1. Buka konten
  2. Buka menu utama
  3. Buka situs DW lainnya

Badai Ike di Haiti dan Kuba Tinggalkan Kerusakan Berat

12 September 2008

Ratusan ribu orang mengungsi dari kota Houston menjelang terjangan taufan Ike di kota keempat terbesar Amerika Serikat. Sebelumnya di Haiti dan Kuba badai Ike meninggalkan jejak bencana.

https://p.dw.com/p/FH2N
Gibara, salah satu kota di Kuba, yang diterjang IkeFoto: picture-alliance / dpa

Tanpa sempat pulih dari badai Hanna dan Gustav yang berturut-turut menerpa, Kuba dilanda badai selama 40 jam. Seluruh Kuba merasakan dampak taufan Ike. 30.000 rumah hancur dan sekitar 170.000 rumah lainnya mengalami kerusakan. Begitu tercatat dalam laporan awal. Daftar kerusakannya panjang: jalanan, jembatan, industri, lokasi turisme, pelabuhan, sekolah, rumah sakit dan pusat-pusat kesehatan masyarakat.

Beberapa waktu lalu, Presiden Raul Castro baru berinisiatif untuk meningkatkan produksi pertanian agar Kuba tidak tergantung pada produk impor. Selama ini lebih dari 85% produk pangan Kuba diimpor dari luar negeri. Kini tiga perempat hasil panen musnah. Sebuah pukulan yang betul-betul mengancam persediaan pangan bagi masyarakat untuk setengah tahun ke depan. Meski kini topan Ike sudah melintasi teluk Meksiko menuju Amerika Serikat, jejak bencana yang ditinggalkan masih nyata jelas di kota Bermejas yang masih tergenang banjir.

Dari jalanan yang sudah berupa sungai, para relawan berusaha membantu masyarakat di lokasi. Seorang relawan, Emiliano kehilangan kata-kata ketika menggambarkan bencana ini: „Banjir yang meluas di dataran rendah pedalaman kadang terjadi. Tapi belum pernah terjadi bahwa wilayah perkotaan yang lebih tinggipun mengalami banjir.“

Taufan Ike juga menelan korban. Tiga orang tewas. Rakyat Kuba yang sedikitnya berpenduduk 11 juta orang masih bisa bersyukur bahwa mereka berhasil menyelamatkan nyawanya. Tapi lebih dari itupun tidak. Di Kuba, harga sebuah palu sama dengan gaji satu bulan. Mereka tak akan bisa membelinya. Apalagi membangun kembali rumahnya. Bila tidak disediakan oleh pemerintah, harga bahan bangunan tak mungkin terjangkau.

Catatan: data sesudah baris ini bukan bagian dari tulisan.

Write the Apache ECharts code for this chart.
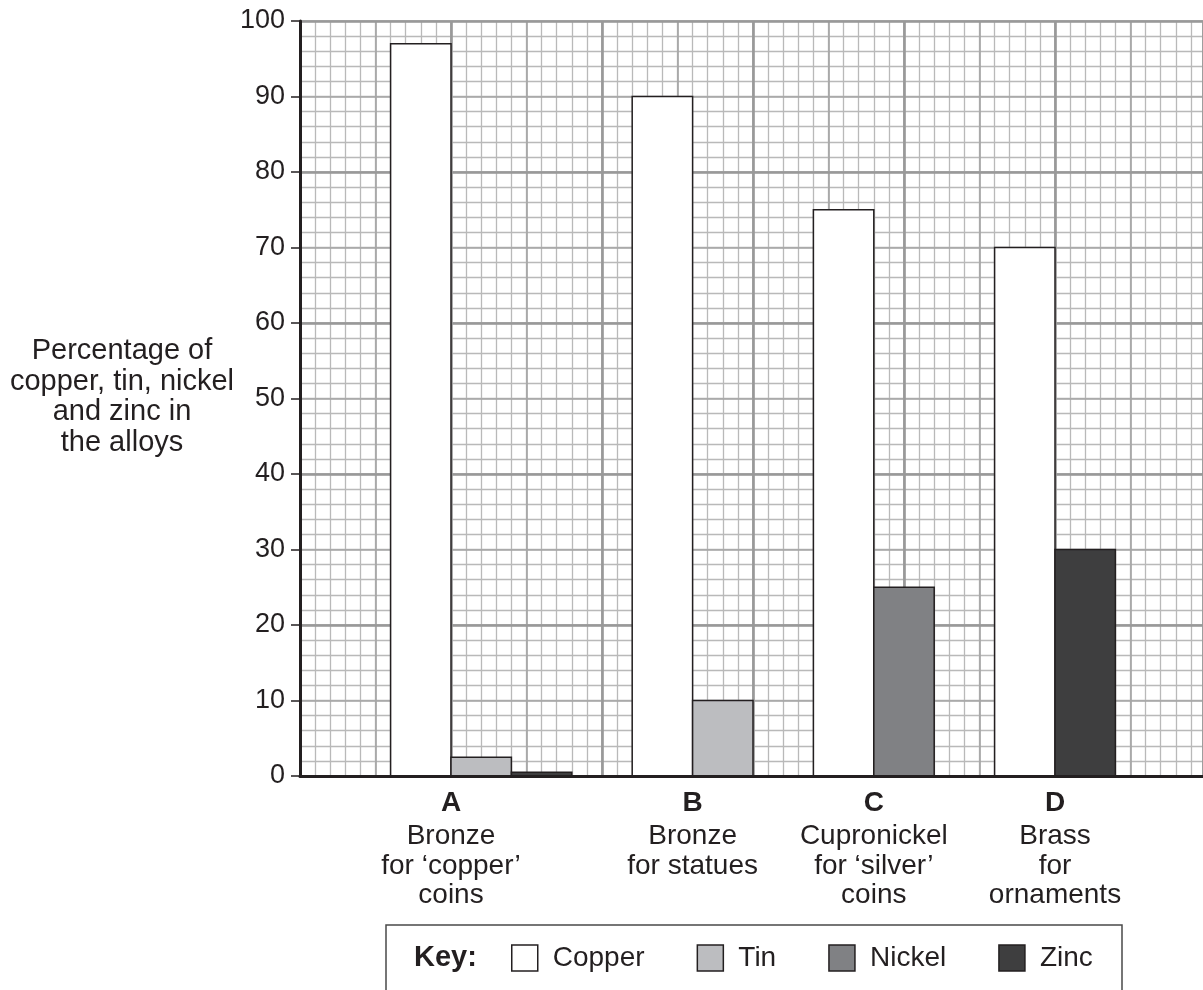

Di pulau Hispaniola yang bertetangga dengan Kuba, berlangsung pembagian pangan. Menurut PBB, sedikitnya 800.000 penduduk Haiti membutuhkan bantuan asing. Tapi persediaan yang adapun sulit untuk dibagikan, terlalu banyak korban badai yang berada di kawasan yang masih digenangi banjir. Jalan-jalan terputus, karena jembatan yang ambruk atau tertutup tanah longsor.

Listrik padam, bahkan air minumpun tak ada. Begitu laporan Uskup Yves Marie Pean. Ia meminta secepatnya dikirimi pangan, pakaian, air, kelambu dan obat anti kuman. Bersama 500 orang di desanya, ia mengungsi di tingkat atas perumahannya. Di Haiti, Direktur Regional Bantuan Pangan Dunia, Michael Kuhn menggunakan seluruh sumbangan masyarakat untuk mengatasi dampak bencana. Permintaan dana bantuan sebesar 250.000 Euro kepada pemerintah Jerman, ditolak.

Menurut Kuhn, Haiti akan mengalami kerusuhan akibat kelaparan yang bakal meluas. Ia menjelaskan: „Yang menjadi masalah besar, dalam hancurnya siste perairan, Ini artinya produksi pangan di Haiti akan menurun jauh. Dan Haiti akan tergantung pada produk impor yang mahal. Padahal rakyat di sini tidak punya uang cukup untuk membelinya.“

Kuhn memperkirakan, dalam tiga hingga enam bulan ke depan situasi akan bertambah buruk. Sekarang saja, rakyat Haiti berang karena harus menghadapi bencana, tanpa perlindungan. Mereka merasa diabaikan oleh pemerintahya dan masyarakat internasional. (ek)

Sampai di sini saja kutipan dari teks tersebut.